--- start Source records ---
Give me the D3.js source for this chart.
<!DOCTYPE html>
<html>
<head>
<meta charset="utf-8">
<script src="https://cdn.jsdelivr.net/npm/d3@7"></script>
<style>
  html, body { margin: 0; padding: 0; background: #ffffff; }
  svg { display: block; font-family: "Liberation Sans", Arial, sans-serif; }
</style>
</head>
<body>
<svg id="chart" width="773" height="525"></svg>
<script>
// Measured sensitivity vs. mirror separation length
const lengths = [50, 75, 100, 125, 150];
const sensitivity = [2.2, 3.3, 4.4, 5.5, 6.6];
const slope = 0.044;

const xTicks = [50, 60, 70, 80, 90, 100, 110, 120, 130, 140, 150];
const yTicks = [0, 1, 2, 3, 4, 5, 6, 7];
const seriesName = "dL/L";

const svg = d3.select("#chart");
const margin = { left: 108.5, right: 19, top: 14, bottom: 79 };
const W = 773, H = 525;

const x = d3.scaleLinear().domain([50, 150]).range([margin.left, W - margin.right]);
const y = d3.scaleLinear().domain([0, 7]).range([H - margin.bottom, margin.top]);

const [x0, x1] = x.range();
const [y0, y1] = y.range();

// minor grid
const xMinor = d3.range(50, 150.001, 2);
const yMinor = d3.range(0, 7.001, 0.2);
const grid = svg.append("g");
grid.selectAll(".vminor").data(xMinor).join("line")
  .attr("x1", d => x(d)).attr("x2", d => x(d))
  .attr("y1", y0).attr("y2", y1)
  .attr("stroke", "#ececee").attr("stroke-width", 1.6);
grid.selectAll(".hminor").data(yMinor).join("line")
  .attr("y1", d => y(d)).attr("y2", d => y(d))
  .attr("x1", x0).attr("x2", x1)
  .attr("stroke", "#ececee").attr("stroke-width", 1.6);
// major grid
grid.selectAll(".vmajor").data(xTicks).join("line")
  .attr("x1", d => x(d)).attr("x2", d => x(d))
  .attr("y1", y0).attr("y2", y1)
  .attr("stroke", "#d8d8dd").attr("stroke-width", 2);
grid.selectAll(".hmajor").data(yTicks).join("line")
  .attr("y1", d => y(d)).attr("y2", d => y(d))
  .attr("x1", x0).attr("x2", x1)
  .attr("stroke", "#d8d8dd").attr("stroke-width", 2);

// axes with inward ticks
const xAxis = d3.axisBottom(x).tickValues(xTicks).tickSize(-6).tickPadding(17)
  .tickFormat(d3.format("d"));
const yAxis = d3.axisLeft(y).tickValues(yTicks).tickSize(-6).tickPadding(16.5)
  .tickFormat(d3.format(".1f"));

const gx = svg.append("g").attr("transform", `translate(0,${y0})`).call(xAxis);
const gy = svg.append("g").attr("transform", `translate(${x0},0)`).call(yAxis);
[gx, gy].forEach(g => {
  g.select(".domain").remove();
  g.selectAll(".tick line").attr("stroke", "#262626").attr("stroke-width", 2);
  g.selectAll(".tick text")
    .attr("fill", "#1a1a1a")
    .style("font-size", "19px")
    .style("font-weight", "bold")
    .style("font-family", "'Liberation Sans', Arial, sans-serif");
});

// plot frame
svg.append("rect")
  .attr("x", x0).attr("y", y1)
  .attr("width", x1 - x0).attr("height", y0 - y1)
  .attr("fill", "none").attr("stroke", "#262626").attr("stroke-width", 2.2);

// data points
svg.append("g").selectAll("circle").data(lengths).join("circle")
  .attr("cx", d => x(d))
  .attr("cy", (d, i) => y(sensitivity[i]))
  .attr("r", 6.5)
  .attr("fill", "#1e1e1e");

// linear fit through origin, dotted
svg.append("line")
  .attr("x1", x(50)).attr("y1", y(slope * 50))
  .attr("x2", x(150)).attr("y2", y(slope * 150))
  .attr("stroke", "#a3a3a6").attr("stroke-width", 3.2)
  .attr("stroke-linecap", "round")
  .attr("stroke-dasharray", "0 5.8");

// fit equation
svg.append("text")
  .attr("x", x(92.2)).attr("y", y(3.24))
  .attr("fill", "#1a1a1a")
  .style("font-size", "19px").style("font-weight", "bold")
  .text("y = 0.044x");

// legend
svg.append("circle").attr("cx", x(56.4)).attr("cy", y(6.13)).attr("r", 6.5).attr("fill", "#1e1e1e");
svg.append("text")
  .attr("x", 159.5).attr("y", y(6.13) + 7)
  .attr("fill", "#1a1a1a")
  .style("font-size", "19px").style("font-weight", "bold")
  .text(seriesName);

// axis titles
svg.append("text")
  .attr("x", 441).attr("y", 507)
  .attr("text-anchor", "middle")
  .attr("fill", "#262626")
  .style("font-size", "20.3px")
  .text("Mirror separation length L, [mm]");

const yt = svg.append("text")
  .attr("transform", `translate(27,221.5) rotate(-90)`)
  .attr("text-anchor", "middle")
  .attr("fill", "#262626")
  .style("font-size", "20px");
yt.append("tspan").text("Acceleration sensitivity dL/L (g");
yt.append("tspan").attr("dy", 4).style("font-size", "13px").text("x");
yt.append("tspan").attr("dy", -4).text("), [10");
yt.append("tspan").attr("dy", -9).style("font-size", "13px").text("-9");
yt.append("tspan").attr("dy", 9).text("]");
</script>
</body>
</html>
--- end Source records ---
--- start Source records ---
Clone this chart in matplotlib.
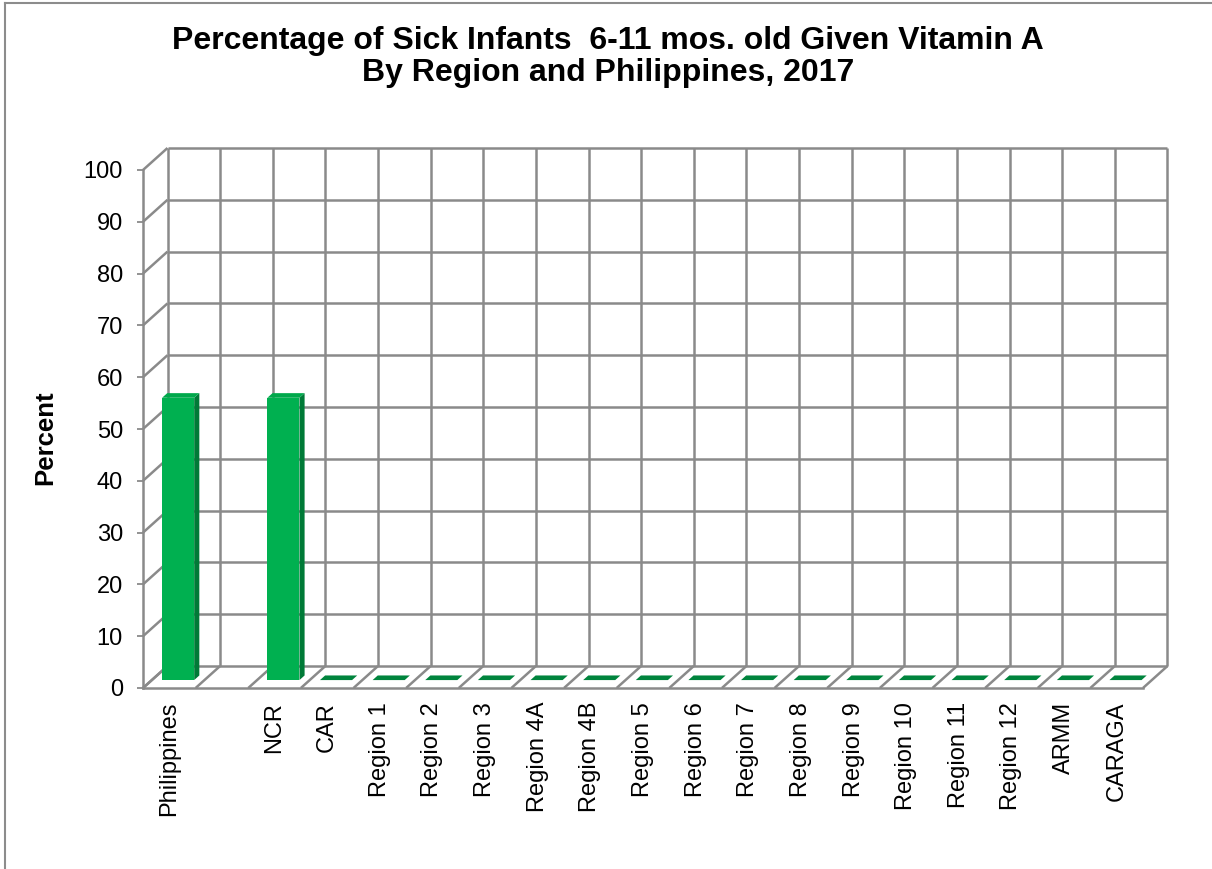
--- end Source records ---
◆ **The request**
Begin at the line containing "Give me the D3.js source for this chart.", end at the line containing "const W = 773, H = 525;", and reproduce every line in that range exactly, both ends included.

◆ **Reply**
Give me the D3.js source for this chart.
<!DOCTYPE html>
<html>
<head>
<meta charset="utf-8">
<script src="https://cdn.jsdelivr.net/npm/d3@7"></script>
<style>
  html, body { margin: 0; padding: 0; background: #ffffff; }
  svg { display: block; font-family: "Liberation Sans", Arial, sans-serif; }
</style>
</head>
<body>
<svg id="chart" width="773" height="525"></svg>
<script>
// Measured sensitivity vs. mirror separation length
const lengths = [50, 75, 100, 125, 150];
const sensitivity = [2.2, 3.3, 4.4, 5.5, 6.6];
const slope = 0.044;

const xTicks = [50, 60, 70, 80, 90, 100, 110, 120, 130, 140, 150];
const yTicks = [0, 1, 2, 3, 4, 5, 6, 7];
const seriesName = "dL/L";

const svg = d3.select("#chart");
const margin = { left: 108.5, right: 19, top: 14, bottom: 79 };
const W = 773, H = 525;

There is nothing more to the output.